Monday, Feb. 28, 1944

Snooksology

Fanny Brice, radio's famed brattish Baby Snooks, is also an ardent collector of artistic "Snooksology" -drawings and paintings by children. Like paintings by the insane, paintings by children, she believes, are often inspired by a freshness of visual impact and a perception of significant detail which other artists lose by remaining sane and growing up. Last week young & old Baltimoreans could see what Miss Brice means, at an exhibit of 41 drawings and paintings selected from more than 100 "masterpieces" by children, which for 20-odd years she has been assembling in Europe and the U.S.

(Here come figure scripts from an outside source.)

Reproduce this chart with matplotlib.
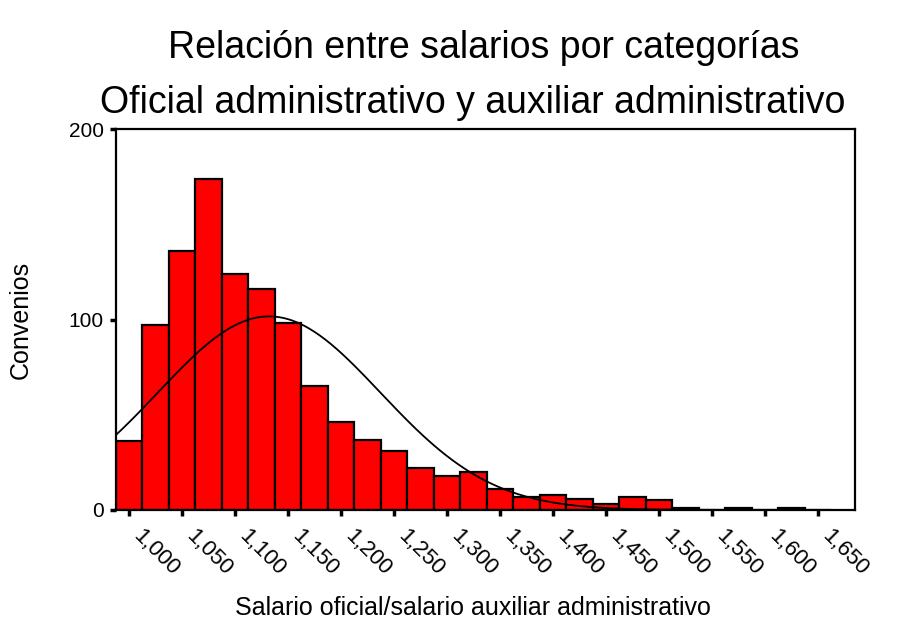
import numpy as np
import matplotlib
matplotlib.use('Agg')
import matplotlib.pyplot as plt

plt.rcParams['font.family'] = ['Liberation Sans', 'DejaVu Sans']

# bin centres (salary ratio) and counts of agreements
bin_centres = [1.000, 1.025, 1.050, 1.075, 1.100, 1.125, 1.150, 1.175, 1.200,
               1.225, 1.250, 1.275, 1.300, 1.325, 1.350, 1.375, 1.400, 1.425,
               1.450, 1.475, 1.500, 1.525, 1.550, 1.575, 1.600, 1.625, 1.650]
counts = [36, 97, 136, 174, 124, 116, 98, 65, 46,
          37, 31, 22, 18, 20, 11, 7, 8, 6,
          3, 7, 5, 1, 0, 1, 0, 1, 0]
bin_width = 0.025

# fitted normal curve parameters
curve_mean = 1.132
curve_sd = 0.105

tick_values = [1.000, 1.050, 1.100, 1.150, 1.200, 1.250, 1.300, 1.350,
               1.400, 1.450, 1.500, 1.550, 1.600, 1.650]
tick_labels = ['1,000', '1,050', '1,100', '1,150', '1,200', '1,250', '1,300',
               '1,350', '1,400', '1,450', '1,500', '1,550', '1,600', '1,650']

fig = plt.figure(figsize=(9.17, 6.23), dpi=100)
ax = fig.add_axes([0.1265, 0.1814, 0.806, 0.6115])

ax.bar(bin_centres, counts, width=bin_width, color='#ff0000',
       edgecolor='black', linewidth=1.6, zorder=2)

n_total = sum(counts)
xs = np.linspace(0.9875, 1.685, 400)
ys = n_total * bin_width / (curve_sd * np.sqrt(2 * np.pi)) * \
    np.exp(-0.5 * ((xs - curve_mean) / curve_sd) ** 2)
ax.plot(xs, ys, color='black', linewidth=1.3, zorder=3)

ax.set_xlim(0.9875, 1.685)
ax.set_ylim(0, 200)
ax.set_yticks([0, 100, 200])
ax.set_xticks(tick_values)
ax.set_xticklabels(tick_labels, rotation=-45, ha='left', va='bottom',
                   rotation_mode='anchor', fontsize=16)
ax.tick_params(axis='y', labelsize=15, length=4, width=2.5, direction='out', pad=5)
ax.tick_params(axis='x', length=4, width=2.5, direction='out', pad=18)
for s in ax.spines.values():
    s.set_linewidth(1.6)

ax.set_ylabel('Convenios', fontsize=18)
ax.yaxis.set_label_coords(-0.112, 0.5)
ax.set_xlabel('Salario oficial/salario auxiliar administrativo', fontsize=18)
ax.xaxis.set_label_coords(0.483, -0.225)

fig.text(0.527, 0.923, 'Relación entre salarios por categorías',
         ha='center', va='center', fontsize=27)
fig.text(0.516, 0.835, 'Oficial administrativo y auxiliar administrativo',
         ha='center', va='center', fontsize=27)

fig.savefig('out.png', dpi=100)
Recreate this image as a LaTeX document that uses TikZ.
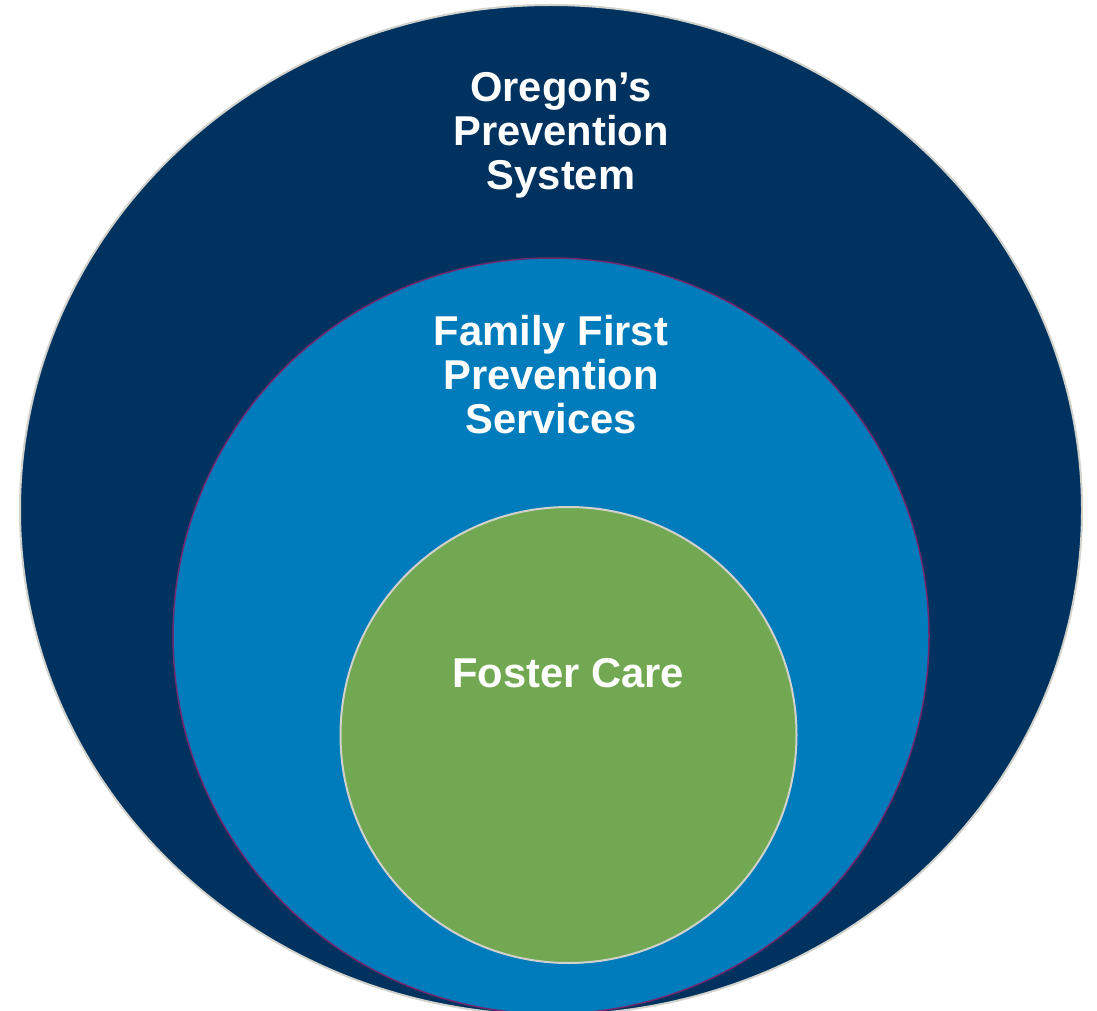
\documentclass[tikz,border=0pt]{standalone}
\usepackage{fontspec}
\setmainfont{Liberation Sans}
\definecolor{outerblue}{RGB}{0,50,95}
\definecolor{midblue}{RGB}{0,123,187}
\definecolor{fostergreen}{RGB}{113,168,81}
\definecolor{midborder}{RGB}{112,40,110}
\definecolor{grayborder}{RGB}{210,210,205}
\tikzset{
  lbl/.style={text=white, font=\fontsize{41.7}{44}\selectfont\bfseries, align=center, inner sep=0pt},
}
\begin{document}
\begin{tikzpicture}[x=1pt,y=-1pt]
\useasboundingbox (0,0) rectangle (1097,1011);
\clip (0,0) rectangle (1097,1011);
\fill[white] (0,0) rectangle (1097,1011);
\draw[fill=outerblue, draw=grayborder, line width=2pt] (551,510) ellipse [x radius=531, y radius=505];
\draw[fill=midblue, draw=midborder, line width=1.5pt] (551,636) ellipse [x radius=378, y radius=378];
\draw[fill=fostergreen, draw=grayborder, line width=2pt] (568.5,735) ellipse [x radius=228, y radius=228];
\node[lbl] (oregon) at (561,135) {Oregon’s\\Prevention\\System};
\node[lbl] (family) at (551,375) {Family First\\Prevention\\Services};
\node[lbl] (foster) at (568,673) {Foster Care};
\end{tikzpicture}
\end{document}
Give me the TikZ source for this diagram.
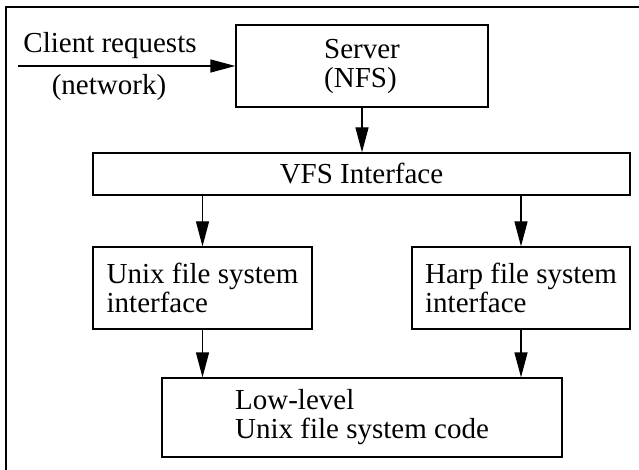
\documentclass[tikz,border=0pt]{standalone}
\usepackage{fontspec}
\setmainfont{Liberation Serif}
\usetikzlibrary{arrows.meta}
\tikzset{
  blk/.style={draw, line width=1.3pt, align=left, inner sep=0pt,
    font=\fontsize{29}{29}\selectfont},
  lbl/.style={anchor=base, inner sep=0pt, font=\fontsize{29}{29}\selectfont},
  flow/.style={line width=1.3pt, -{Triangle[length=25pt,width=13pt]}}
}

\begin{document}
\begin{tikzpicture}[x=1pt,y=-1pt]
    \useasboundingbox (0,0) rectangle (639,470);
    % frame
    \draw[line width=1.5pt] (6,470) -- (6,7) -- (639,7);
    \node[blk, minimum width=252pt, minimum height=82pt] (S) at (362,66) {Server\\(NFS)};
    \node[blk, minimum width=537pt, minimum height=42pt] (V) at (361.5,174) {VFS Interface};
    \node[blk, minimum width=219pt, minimum height=82pt] (U) at (202.5,288) {Unix file system\\interface};
    \node[blk, minimum width=218pt, minimum height=82pt] (H) at (521,288) {Harp file system\\interface};
    \node[blk, minimum width=400pt, minimum height=79pt] (L) at (362,417.5) {Low-level\\Unix file system code};
    \node[lbl] (C) at (110,53) {Client requests};
    \node[lbl] (N) at (109,95) {(network)};
    \coordinate (in) at (18,66);
    \path[flow] (in) edge (S.west);
    \path[flow] (S.south) edge (S.south |- V.north);
    \path[flow] (U.north |- V.south) edge (U.north);
    \path[flow] (H.north |- V.south) edge (H.north);
    \path[flow] (U.south) edge (U.south |- L.north);
    \path[flow] (H.south) edge (H.south |- L.north);
  \end{tikzpicture}
\end{document}
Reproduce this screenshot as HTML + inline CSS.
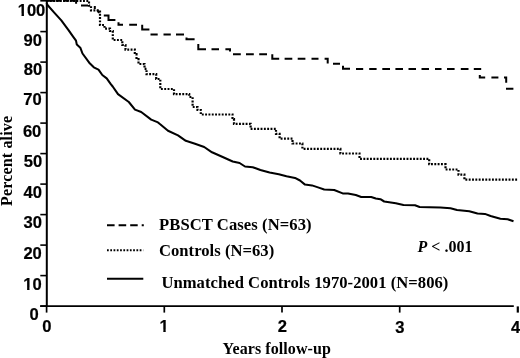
<!DOCTYPE html>
<html><head><meta charset="utf-8"><title>Survival</title>
<style>
html,body{margin:0;padding:0;background:#fff;}
svg{display:block;}
.sans text{font-family:"Liberation Sans",sans-serif;font-weight:bold;font-size:16.6px;fill:#000;stroke:#000;stroke-width:0.2px;}
.serif text{font-family:"Liberation Serif",serif;font-weight:bold;font-size:16px;fill:#000;}
</style></head>
<body>
<svg width="520" height="358" viewBox="0 0 520 358">
<rect width="520" height="358" fill="#fff"/>
<g stroke="#000" stroke-width="1.6" fill="none"><line x1="40.3" y1="306.10" x2="46.5" y2="306.10"/><line x1="40.3" y1="275.60" x2="46.5" y2="275.60"/><line x1="40.3" y1="245.10" x2="46.5" y2="245.10"/><line x1="40.3" y1="214.60" x2="46.5" y2="214.60"/><line x1="40.3" y1="184.10" x2="46.5" y2="184.10"/><line x1="40.3" y1="153.60" x2="46.5" y2="153.60"/><line x1="40.3" y1="123.10" x2="46.5" y2="123.10"/><line x1="40.3" y1="92.60" x2="46.5" y2="92.60"/><line x1="40.3" y1="62.10" x2="46.5" y2="62.10"/><line x1="40.3" y1="31.60" x2="46.5" y2="31.60"/><line x1="40.3" y1="0.80" x2="46.5" y2="0.80"/></g>
<g stroke="#000" stroke-width="1.7" fill="none"><line x1="46.60" y1="306" x2="46.60" y2="312.6"/><line x1="164.30" y1="306" x2="164.30" y2="312.6"/><line x1="282.00" y1="306" x2="282.00" y2="312.6"/><line x1="399.70" y1="306" x2="399.70" y2="312.6"/><line x1="517.8" y1="306.4" x2="517.8" y2="312.6" stroke-width="2.2"/></g>
<line x1="46.8" y1="0" x2="46.8" y2="307" stroke="#000" stroke-width="2"/>
<line x1="40.2" y1="306.1" x2="513.8" y2="306.1" stroke="#000" stroke-width="1.8"/>
<path d="M46.6,3 L47.5,5 L54,12.4 L61.3,20.4 L68.7,30.3 L72.9,36.3 L76,40.6 L76.8,44.6 L80.3,47.7 L82.5,53.5 L89.2,62.7 L93.8,67.3 L98.5,69.6 L102.3,75 L106.7,78.4 L110.8,84.2 L112.7,86.5 L118,94.2 L128.8,102 L135,109.6 L141.2,112 L151.2,119.6 L158,122.4 L159.6,123.8 L168,130.8 L178,135.4 L185.8,140.8 L195,143.8 L204.2,147 L212,152.3 L222.7,157 L232.7,161.5 L239.6,163 L245,166.5 L252.7,167.2 L260.4,170 L269.6,172.6 L278.8,174.2 L286.5,176.2 L295,177.9 L300,180.5 L305,184.6 L312,185.4 L318,187.4 L324.2,189.5 L334.2,190 L342.7,193.4 L348,193.4 L355.8,195 L361.2,197 L371.2,197 L375.8,198.4 L380.4,199.2 L384.2,201.5 L395.8,203.2 L403.5,205 L415,205.3 L419.6,207 L429.6,207.3 L440.4,207.6 L450.5,208.2 L457,210 L469.3,211.2 L477.5,213.6 L484.9,213.9 L490.6,216 L500.4,218.8 L507.7,219.3 L513.5,221.3" fill="none" stroke="#000" stroke-width="2.05" stroke-linejoin="round"/>
<path d="M46.5,0.9 H89 V5.6 H91 V10.4 H100 V25 H104.5 V28.6 H110 V31 H112.8 V40 H122.3 V45 H125.5 V49.6 H134.8 V54.2 H136.5 V59.2 H138.5 V64 H144.5 V68.8 H146.5 V74.2 H156.2 V79 H160.3 V89 H174 V94.2 H189.2 V97 H192.6 V107 H197.5 V110 H200.8 V114.5 H232.5 V119 H234 V123.8 H250.6 V128.8 H276 V133.8 H279.6 V138.6 H292.5 V143.5 H302.4 V148.8 H340.4 V153.5 H359.5 V158.8 H429.2 V164.2 H445.5 V169.5 H458.5 V174.7 H464.4 V179.6 H517.5" fill="none" stroke="#000" stroke-width="2.2" stroke-dasharray="1.9 1.42"/>
<path d="M46.5,0.8 H54 M55.5,0.8 H61.5 M63,0.8 H69 M70.5,0.8 H75 M76.1,0 V3.8 M81,5.6 H88 M94.8,6 V9 M97.3,10 L99,13 M103.8,15.4 H108.5 V20 H115.4 M118.5,22.3 V24.7 H123 M129.2,24.7 H137 M142.2,24.7 V29.5 H149.4 M150.5,34.6 H157.7 M163.5,34.6 H170.8 M176,34.6 H184 M186.5,37.5 V39.2 H194.6 M198.3,44 V49.2 H206 M211.5,49.2 H219 M225.4,49.2 H230 V51.5 M233,54.2 H240.8 M246,54.2 H253.8 M259.2,54.2 H267 M272.3,54.2 V58.8 H279.2 M284.6,58.8 H292.3 M297.7,58.8 H305.4 M311.5,58.8 H318.5 M324.6,58.8 H327.7 V63.5 M333,63.8 H340 M343,65.8 V68.8 H350 M356,69 H363.2 M369.2,69 H376.6 M382.3,69 H390 M395.4,69 H403 M408.5,69 H416 M421.5,69 H429 M435,69 H441.5 M447,69 H454.6 M460.8,69 H468.5 M473.8,69 H481.2 M479.8,75 V77.6 H485.2 M491.4,77.6 H498.4 M504,77.6 H506.2 V82.7 M506,88.7 H513.4" fill="none" stroke="#000" stroke-width="2"/>
<g stroke="#000" fill="none">
<path d="M107,225.2 H114.6 M118.6,225.2 H126.2 M130.2,225.2 H137.7 M141.7,225.2 H143.8" stroke-width="2"/>
<line x1="107" y1="250.3" x2="143.2" y2="250.3" stroke-width="2" stroke-dasharray="1.75 1.52"/>
<line x1="107" y1="278.8" x2="143.3" y2="278.8" stroke-width="2.1"/>
</g>
<g class="sans"><text transform="translate(32.4,290.1) scale(1,1.04)" text-anchor="middle">10</text><text transform="translate(32.6,259.1) scale(1,1.04)" text-anchor="middle">20</text><text transform="translate(32.8,228.3) scale(1,1.04)" text-anchor="middle">30</text><text transform="translate(32.699999999999996,197.6) scale(1,1.04)" text-anchor="middle">40</text><text transform="translate(32.9,167.4) scale(1,1.04)" text-anchor="middle">50</text><text transform="translate(32.1,136.7) scale(1,1.04)" text-anchor="middle">60</text><text transform="translate(32.4,105.4) scale(1,1.04)" text-anchor="middle">70</text><text transform="translate(32.9,75.4) scale(1,1.04)" text-anchor="middle">80</text><text transform="translate(32.699999999999996,45.8) scale(1,1.04)" text-anchor="middle">90</text><text transform="translate(31.5,15.6) scale(1,1.04)" text-anchor="middle">100</text><text transform="translate(34,319.65) scale(1,1.04)" text-anchor="middle">0</text><text transform="translate(46.8,331.65) scale(1,1.04)" text-anchor="middle">0</text><text transform="translate(164,332.0) scale(1,1.04)" text-anchor="middle">1</text><text transform="translate(282.4,332.35) scale(1,1.04)" text-anchor="middle">2</text><text transform="translate(399.8,332.5) scale(1,1.04)" text-anchor="middle">3</text><text transform="translate(515.6,332.7) scale(1,1.04)" text-anchor="middle">4</text></g>
<g fill="#fff" stroke="none">
<rect x="17" y="13.7" width="4.5" height="2.6"/><rect x="23.95" y="13.7" width="3.2" height="2.6"/>
<rect x="23.3" y="287.7" width="3.8" height="2.6"/><rect x="29.5" y="287.7" width="2.9" height="2.6"/>
<rect x="159.3" y="329.7" width="4" height="2.7"/><rect x="165.7" y="329.7" width="3.6" height="2.7"/>
</g>
<g class="serif">
<text x="159" y="230" style="font-size:16.6px" textLength="152.6" lengthAdjust="spacing">PBSCT Cases (N=63)</text>
<text x="159" y="256" style="font-size:16.6px" textLength="115.2" lengthAdjust="spacing">Controls (N=63)</text>
<text x="161.4" y="287.6" style="font-size:16.6px" textLength="287" lengthAdjust="spacing">Unmatched Controls 1970-2001 (N=806)</text>
<text x="417.5" y="252.4"><tspan font-style="italic">P</tspan> &lt; .001</text>
<text x="222.6" y="353.5" textLength="108.2" lengthAdjust="spacing">Years follow-up</text>
<text transform="translate(12.4,206) rotate(-90) scale(1,1.06)" textLength="90" lengthAdjust="spacing">Percent alive</text>
</g>
</svg>
</body></html>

The walls of the Baltimore Museum's Junior Gallery were covered by an iconography of the familiar world, seen by the children in very unfamiliar focus. Most of the pictures kept well within the bounds of childhood experience (animals, vehicles, houses, rooms) But some were well outside. One surrealist moppet had painted a huge cactus tree containing a human face, and surrounded by sunflowers surmounted by chickens and peacocks. There were three pictures of lovers on park benches. Art experts and child psychologists who were queried said that children paint such scenes because of unsatisfied curiosity: they do not understand what their subjects are doing.

The charm of many of Miss Brice's pictures was due to the children's intense observation of minutiae--the weave of fabrics, the crisp precision of leaves against the sky. Strangely enough, only one of the pictures showed an airplane, perhaps because most of the collection was assembled so long before the war.

Favorite picture with adults: an outsize rooster crowing against a farm background (see cut). Children seemed to prefer a brilliant pair of fish, one red, one blue. "Mighty fine fish," said one nine-year-old gallerygoer, "but they don't seem to be in no water."